Originally Posted By: haertig
Originally Posted By: ironraven
IMHO, Negative.

The right of the property owner to tell you leave you or your sidearm someplace else is still going to take effect.

Of course. And it's not going to take effect, it's already IN effect. Just like the private property owner can tell you to leave your hairbrush someplace else because they don't like your long hair. Nobody is saying that private property owners have to do, or not do, anything they don't want to. This has to do with governments.


Not quite true. Among other laws, the Civil Rights Act of 1964, the Americans With Disabilities Act and a list of other laws do - rather specifically - clearly establish laws that tell certain private property owners what they can and can't do with their property. You can't say "No Blacks Allowed at this Gas Station" and you can't say "No Wheelchairs Allowed in this Restaurant" and it's certainly conceivable that we're heading toward a Vermont-style "peaceable person" standard for firearms - meaning that if you're a "peaceable person" that's the only standard you have to meet to posses and carry a firearm, and that's all there is to it.

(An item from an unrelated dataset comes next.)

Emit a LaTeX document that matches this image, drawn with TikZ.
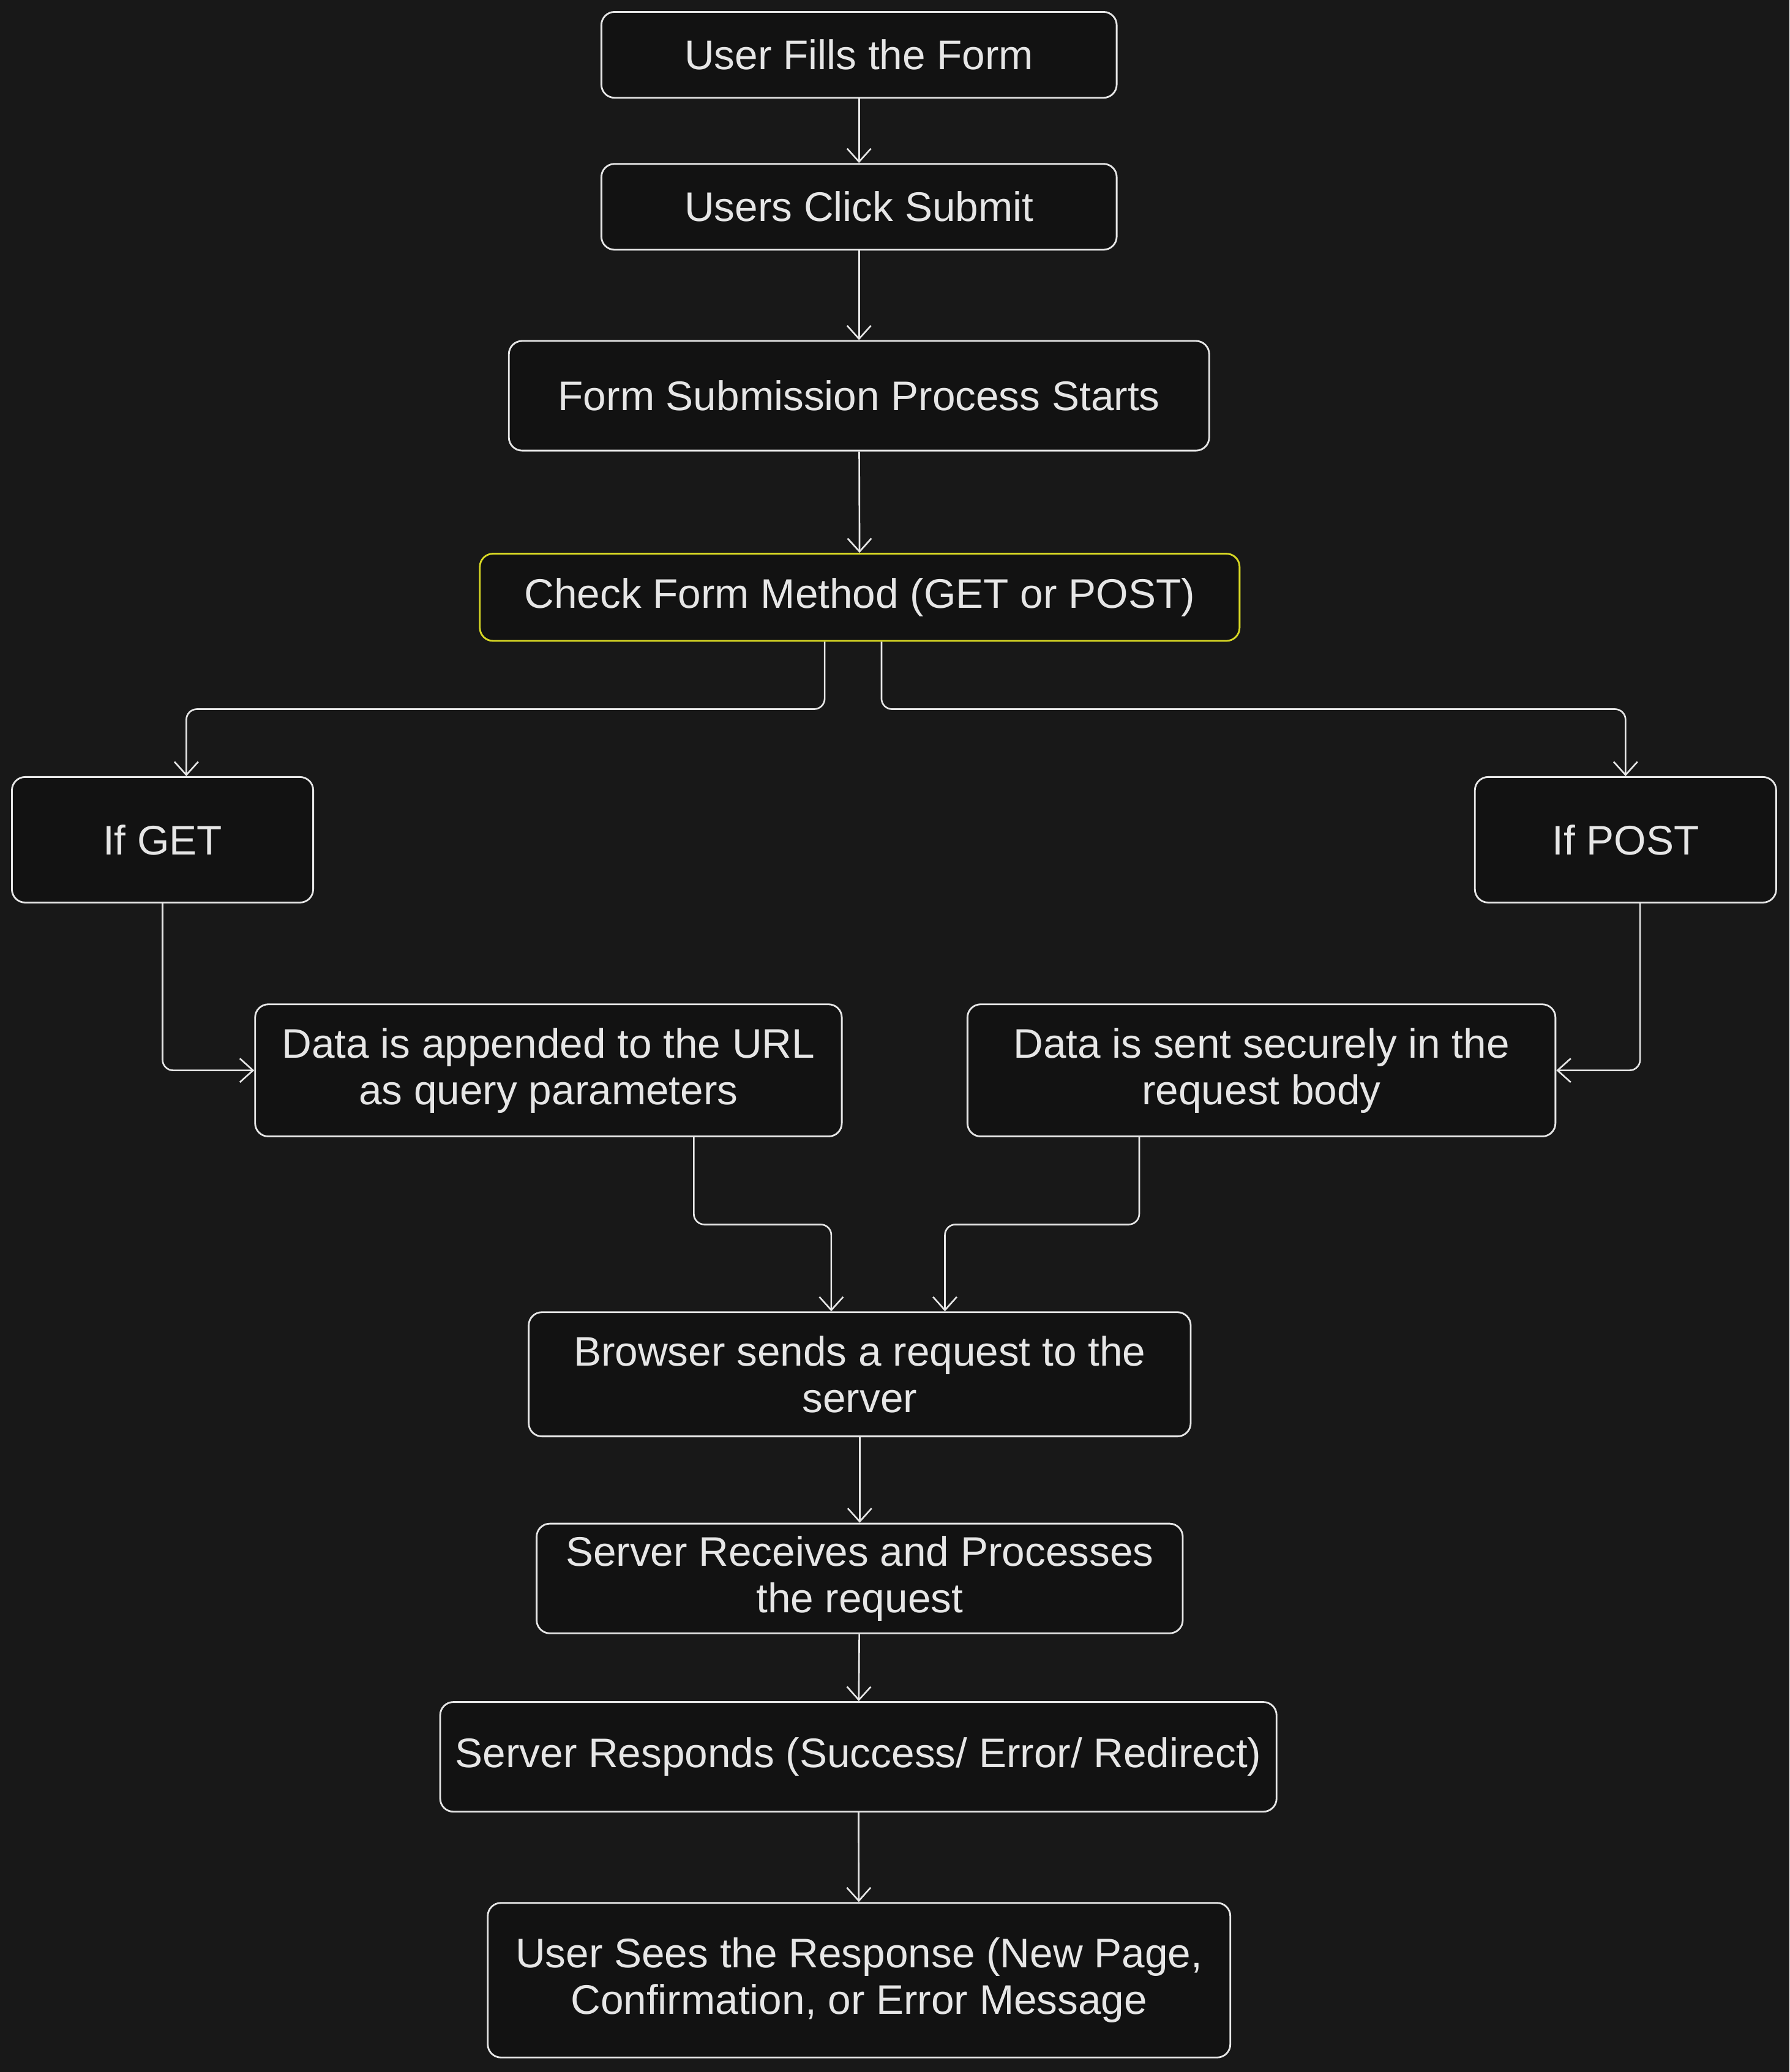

The cases that led to where we are in terms of firearms laws right now are fascinating to me, not just as a gun owner, but as a civil libertarian, because I really found these last two major SCOTUS decisions on the matter were exactly the kind of "Civil Liberties" issues that get my buddies over there to my right so worked up - except that this time it was the buddies over on my left who are freaking out about applying "equal protection" clauses when they don't quite like what that means this time. That 14th Amendment - it's a neat little bit of work, certainly is a powerful tool.

Anyway, we're deep into the political muck here, we should all know better, so let's try to wind this one down soon, OK?